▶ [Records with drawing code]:
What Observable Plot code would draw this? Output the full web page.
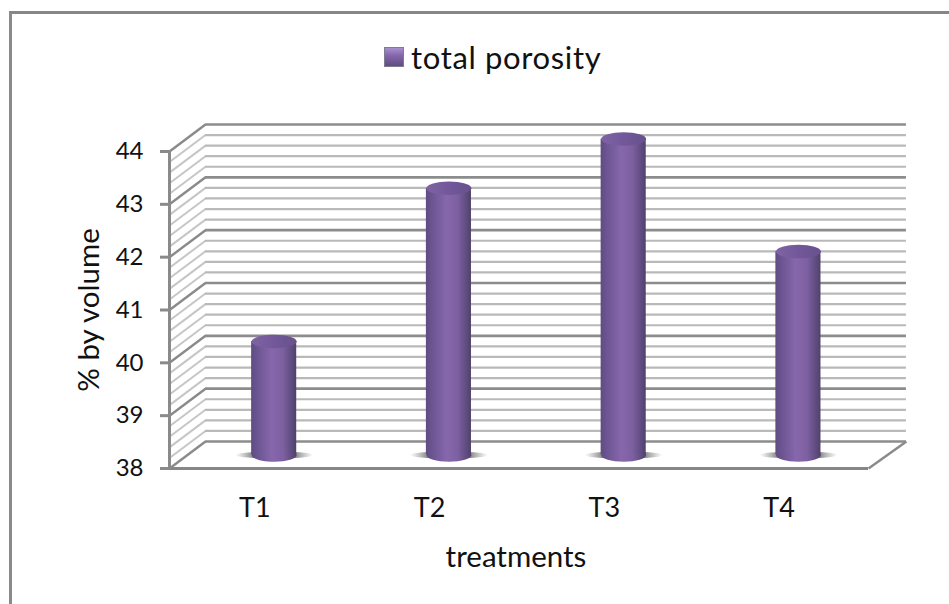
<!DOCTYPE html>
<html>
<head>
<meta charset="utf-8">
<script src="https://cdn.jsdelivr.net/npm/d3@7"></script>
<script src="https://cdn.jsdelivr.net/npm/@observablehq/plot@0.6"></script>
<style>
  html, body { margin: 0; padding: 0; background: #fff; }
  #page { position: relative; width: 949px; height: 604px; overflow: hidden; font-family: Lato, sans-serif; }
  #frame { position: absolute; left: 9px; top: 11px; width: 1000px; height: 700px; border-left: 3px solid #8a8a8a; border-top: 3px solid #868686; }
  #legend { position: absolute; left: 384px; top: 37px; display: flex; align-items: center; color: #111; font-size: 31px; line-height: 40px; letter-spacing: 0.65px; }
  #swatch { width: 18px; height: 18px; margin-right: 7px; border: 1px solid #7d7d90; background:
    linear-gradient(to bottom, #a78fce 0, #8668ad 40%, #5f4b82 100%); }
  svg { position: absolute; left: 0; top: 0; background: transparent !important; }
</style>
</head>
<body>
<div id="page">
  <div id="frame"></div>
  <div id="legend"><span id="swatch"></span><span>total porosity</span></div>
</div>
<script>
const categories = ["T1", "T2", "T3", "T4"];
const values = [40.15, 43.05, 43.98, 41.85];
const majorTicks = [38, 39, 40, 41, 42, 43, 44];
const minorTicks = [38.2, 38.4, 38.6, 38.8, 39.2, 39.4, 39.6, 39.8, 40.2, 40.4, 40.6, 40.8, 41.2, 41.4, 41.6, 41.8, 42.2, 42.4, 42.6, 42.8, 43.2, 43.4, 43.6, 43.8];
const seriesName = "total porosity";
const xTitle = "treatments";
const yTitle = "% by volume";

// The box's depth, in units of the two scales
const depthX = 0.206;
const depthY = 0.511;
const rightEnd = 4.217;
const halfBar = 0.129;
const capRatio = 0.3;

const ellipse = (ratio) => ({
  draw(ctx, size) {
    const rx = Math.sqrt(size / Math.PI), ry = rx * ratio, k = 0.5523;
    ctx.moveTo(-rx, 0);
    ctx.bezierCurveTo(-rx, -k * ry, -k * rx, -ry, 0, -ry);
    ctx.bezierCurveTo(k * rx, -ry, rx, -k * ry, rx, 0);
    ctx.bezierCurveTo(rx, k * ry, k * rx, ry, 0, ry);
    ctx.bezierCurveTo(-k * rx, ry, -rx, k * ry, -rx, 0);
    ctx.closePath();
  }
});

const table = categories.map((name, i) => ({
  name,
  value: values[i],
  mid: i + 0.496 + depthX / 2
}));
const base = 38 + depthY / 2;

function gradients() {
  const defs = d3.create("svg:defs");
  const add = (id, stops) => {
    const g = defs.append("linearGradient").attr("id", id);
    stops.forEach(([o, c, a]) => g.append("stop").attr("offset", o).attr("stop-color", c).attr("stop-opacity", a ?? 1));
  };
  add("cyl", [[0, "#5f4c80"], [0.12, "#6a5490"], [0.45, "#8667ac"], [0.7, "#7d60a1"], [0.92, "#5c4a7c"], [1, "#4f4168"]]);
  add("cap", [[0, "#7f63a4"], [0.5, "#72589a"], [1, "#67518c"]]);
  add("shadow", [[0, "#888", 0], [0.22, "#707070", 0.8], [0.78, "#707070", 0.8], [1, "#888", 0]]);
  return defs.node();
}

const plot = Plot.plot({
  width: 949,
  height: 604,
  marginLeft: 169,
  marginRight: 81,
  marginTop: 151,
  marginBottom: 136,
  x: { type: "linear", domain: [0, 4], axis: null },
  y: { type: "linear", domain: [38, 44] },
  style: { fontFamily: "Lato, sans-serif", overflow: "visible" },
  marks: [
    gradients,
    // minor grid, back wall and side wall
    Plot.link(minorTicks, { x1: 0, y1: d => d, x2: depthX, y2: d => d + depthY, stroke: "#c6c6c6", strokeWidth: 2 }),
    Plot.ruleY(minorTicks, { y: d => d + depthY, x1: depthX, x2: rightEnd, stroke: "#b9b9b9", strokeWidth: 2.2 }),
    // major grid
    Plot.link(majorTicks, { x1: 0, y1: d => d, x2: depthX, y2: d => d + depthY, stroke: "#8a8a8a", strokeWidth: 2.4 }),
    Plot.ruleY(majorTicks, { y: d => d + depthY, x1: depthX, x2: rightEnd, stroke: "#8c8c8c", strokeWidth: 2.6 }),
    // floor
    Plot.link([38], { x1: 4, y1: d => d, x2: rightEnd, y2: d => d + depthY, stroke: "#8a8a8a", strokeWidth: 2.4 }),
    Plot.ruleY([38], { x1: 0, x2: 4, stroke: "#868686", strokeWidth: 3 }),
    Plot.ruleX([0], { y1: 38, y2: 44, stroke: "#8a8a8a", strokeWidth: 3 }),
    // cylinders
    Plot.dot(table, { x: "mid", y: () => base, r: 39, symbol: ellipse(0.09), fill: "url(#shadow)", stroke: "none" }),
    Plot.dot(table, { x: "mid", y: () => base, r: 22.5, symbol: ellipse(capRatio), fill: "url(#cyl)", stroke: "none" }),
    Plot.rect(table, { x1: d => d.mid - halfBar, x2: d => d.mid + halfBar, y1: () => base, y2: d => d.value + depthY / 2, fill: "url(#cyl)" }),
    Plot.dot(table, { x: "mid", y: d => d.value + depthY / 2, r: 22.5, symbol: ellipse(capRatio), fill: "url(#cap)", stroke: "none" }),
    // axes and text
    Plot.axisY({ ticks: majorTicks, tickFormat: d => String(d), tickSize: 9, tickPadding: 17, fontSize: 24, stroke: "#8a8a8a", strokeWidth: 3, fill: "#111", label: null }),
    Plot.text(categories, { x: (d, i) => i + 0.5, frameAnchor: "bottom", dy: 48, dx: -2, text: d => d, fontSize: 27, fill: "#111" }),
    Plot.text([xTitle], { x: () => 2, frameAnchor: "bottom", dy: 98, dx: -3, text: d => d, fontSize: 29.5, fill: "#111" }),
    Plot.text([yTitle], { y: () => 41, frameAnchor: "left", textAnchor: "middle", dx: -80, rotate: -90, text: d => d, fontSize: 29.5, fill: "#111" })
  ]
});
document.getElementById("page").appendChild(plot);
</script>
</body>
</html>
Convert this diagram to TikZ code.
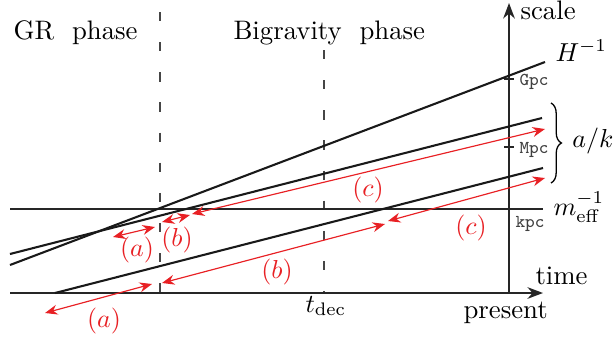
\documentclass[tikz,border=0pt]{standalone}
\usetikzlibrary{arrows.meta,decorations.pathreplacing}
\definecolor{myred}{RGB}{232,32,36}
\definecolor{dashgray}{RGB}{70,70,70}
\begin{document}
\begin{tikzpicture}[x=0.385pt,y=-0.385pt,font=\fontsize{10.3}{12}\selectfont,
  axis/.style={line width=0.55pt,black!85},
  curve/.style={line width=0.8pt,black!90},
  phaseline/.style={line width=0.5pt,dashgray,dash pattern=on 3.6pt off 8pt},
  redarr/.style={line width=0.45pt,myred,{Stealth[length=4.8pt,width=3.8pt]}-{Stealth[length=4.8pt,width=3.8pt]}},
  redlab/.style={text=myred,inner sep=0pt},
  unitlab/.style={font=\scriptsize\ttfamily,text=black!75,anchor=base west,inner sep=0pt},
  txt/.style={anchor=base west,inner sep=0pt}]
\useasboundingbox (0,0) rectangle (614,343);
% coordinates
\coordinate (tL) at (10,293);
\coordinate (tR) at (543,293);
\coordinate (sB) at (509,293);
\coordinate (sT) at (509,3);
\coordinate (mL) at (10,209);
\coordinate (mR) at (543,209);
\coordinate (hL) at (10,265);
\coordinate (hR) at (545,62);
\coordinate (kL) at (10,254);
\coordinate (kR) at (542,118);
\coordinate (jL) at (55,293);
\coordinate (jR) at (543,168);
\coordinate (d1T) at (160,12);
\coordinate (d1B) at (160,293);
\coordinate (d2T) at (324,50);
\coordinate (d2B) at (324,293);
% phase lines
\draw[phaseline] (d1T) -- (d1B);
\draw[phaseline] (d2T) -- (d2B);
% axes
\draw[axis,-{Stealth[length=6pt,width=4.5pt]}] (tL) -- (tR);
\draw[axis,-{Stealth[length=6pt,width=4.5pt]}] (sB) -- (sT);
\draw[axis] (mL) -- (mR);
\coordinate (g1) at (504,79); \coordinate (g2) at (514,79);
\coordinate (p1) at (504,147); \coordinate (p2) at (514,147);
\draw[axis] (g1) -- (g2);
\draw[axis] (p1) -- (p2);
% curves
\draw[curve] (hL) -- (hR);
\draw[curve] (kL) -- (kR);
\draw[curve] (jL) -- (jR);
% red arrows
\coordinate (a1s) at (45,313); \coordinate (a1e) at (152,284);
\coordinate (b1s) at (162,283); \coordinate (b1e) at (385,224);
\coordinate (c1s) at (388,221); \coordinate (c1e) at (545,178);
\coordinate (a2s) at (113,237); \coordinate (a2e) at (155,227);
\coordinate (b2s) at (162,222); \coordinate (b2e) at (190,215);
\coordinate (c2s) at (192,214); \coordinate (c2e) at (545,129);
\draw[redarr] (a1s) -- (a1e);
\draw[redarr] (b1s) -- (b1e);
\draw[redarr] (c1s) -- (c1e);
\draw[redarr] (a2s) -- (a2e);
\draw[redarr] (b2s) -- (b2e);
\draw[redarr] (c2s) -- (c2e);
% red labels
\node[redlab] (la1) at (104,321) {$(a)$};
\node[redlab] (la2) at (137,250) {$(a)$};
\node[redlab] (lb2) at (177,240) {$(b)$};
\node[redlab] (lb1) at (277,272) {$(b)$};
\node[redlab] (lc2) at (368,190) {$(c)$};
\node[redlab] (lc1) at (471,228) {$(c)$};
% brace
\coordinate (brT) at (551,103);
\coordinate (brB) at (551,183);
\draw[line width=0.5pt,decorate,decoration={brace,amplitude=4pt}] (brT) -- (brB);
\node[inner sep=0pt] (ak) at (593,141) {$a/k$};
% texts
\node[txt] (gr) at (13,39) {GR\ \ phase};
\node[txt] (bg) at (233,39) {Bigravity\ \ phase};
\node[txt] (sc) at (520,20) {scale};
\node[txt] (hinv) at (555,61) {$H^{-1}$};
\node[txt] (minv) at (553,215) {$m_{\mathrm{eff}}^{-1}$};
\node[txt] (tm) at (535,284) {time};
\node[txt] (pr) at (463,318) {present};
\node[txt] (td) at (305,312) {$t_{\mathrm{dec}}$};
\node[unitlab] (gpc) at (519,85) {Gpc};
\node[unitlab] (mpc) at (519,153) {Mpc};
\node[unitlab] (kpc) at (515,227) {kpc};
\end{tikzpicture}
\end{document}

▶ [Work to do]: The lines from the top of the data above through the one holding "const capRatio = 0.3;" are to be repeated exactly, and only those, with no pictures.

▶ [Result for this exercise]:
What Observable Plot code would draw this? Output the full web page.
<!DOCTYPE html>
<html>
<head>
<meta charset="utf-8">
<script src="https://cdn.jsdelivr.net/npm/d3@7"></script>
<script src="https://cdn.jsdelivr.net/npm/@observablehq/plot@0.6"></script>
<style>
  html, body { margin: 0; padding: 0; background: #fff; }
  #page { position: relative; width: 949px; height: 604px; overflow: hidden; font-family: Lato, sans-serif; }
  #frame { position: absolute; left: 9px; top: 11px; width: 1000px; height: 700px; border-left: 3px solid #8a8a8a; border-top: 3px solid #868686; }
  #legend { position: absolute; left: 384px; top: 37px; display: flex; align-items: center; color: #111; font-size: 31px; line-height: 40px; letter-spacing: 0.65px; }
  #swatch { width: 18px; height: 18px; margin-right: 7px; border: 1px solid #7d7d90; background:
    linear-gradient(to bottom, #a78fce 0, #8668ad 40%, #5f4b82 100%); }
  svg { position: absolute; left: 0; top: 0; background: transparent !important; }
</style>
</head>
<body>
<div id="page">
  <div id="frame"></div>
  <div id="legend"><span id="swatch"></span><span>total porosity</span></div>
</div>
<script>
const categories = ["T1", "T2", "T3", "T4"];
const values = [40.15, 43.05, 43.98, 41.85];
const majorTicks = [38, 39, 40, 41, 42, 43, 44];
const minorTicks = [38.2, 38.4, 38.6, 38.8, 39.2, 39.4, 39.6, 39.8, 40.2, 40.4, 40.6, 40.8, 41.2, 41.4, 41.6, 41.8, 42.2, 42.4, 42.6, 42.8, 43.2, 43.4, 43.6, 43.8];
const seriesName = "total porosity";
const xTitle = "treatments";
const yTitle = "% by volume";

// The box's depth, in units of the two scales
const depthX = 0.206;
const depthY = 0.511;
const rightEnd = 4.217;
const halfBar = 0.129;
const capRatio = 0.3;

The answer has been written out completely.